Zurück zu charismatischen Führerfiguren, die immer auch Blender sind (z. B. KT von Guttenberg, Hitler u. dgl.) wollen wohl einige, doch gottlob nicht die Mehrheit. Die Vertreter der Industrie und Arbeitgeberverbände sehnen sich nach einer Rückkehr zum Feudalismus, haben aber zu großen Respekt durch Anschauungsmaterial aus Nordafrika, Griechenland oder Spanien bekommen, um noch unverschämter werden zu können, als sie ohnehin schon sind. Der Sozialismus ist leider auf ewig verseucht, man findet wirklich kaum noch jemanden, der die Gleichung DDR resp. UDSSR = Sozialismus resp. Kommunismus aufzulösen in der Lage ist.

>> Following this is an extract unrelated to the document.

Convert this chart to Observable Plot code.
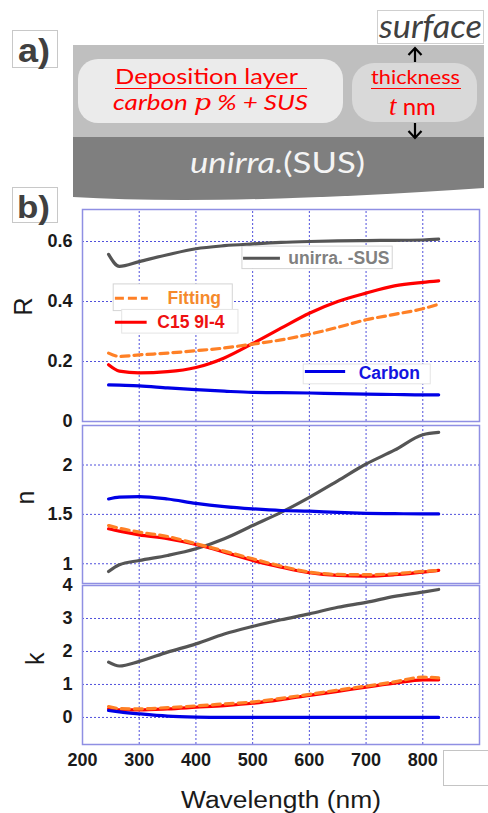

Dann bleibt ja nur noch die gute, alte Anarchie. Nicht die Bierdeckelanarchie der Dorfpunks, die lediglich den Berufsstand des Polizisten verdrängen möchte. Nein, die klassische, die altgriechische Variante, die vom Menschen die allergrößte Reife verlangt, die man sich nur vorstellen kann: herrschaftsfrei zu walten und nicht trotzdem, sondern deswegen, Chaos und Ungerechtigkeit zu vermeiden. Aus sich heraus wirken, nach dem Motto: Was Du nicht willst was man Dir tue, das füg' auch keinem ander'n zu! Eine Gesellschaft gegenseitigen Einverständnisses.
Jaja, jetzt hör' ich manche wieder unken: Das klappt doch nie, dafür ist der Mensch nämlich gar nicht gemacht! Er ist viel eher ungut, korrupt und ein Biest, das lieber mordet als teilt! Dann sage ich: Man soll nicht immer von sich ausgehen, wenn man andere beurteilen will. Man muss zudem auch an das Gute glauben, um Gutes tun zu können. Außerdem ist eine Idee oder eine Vision zu haben immer noch besser, als vor lauter Alternativlosigkeit den Kopf in den Sand zu stecken! Das lasst Euch mal gesagt sein!
P.S. Es ist wie's ist und wie es war, deswegen bleibt's so immerdar!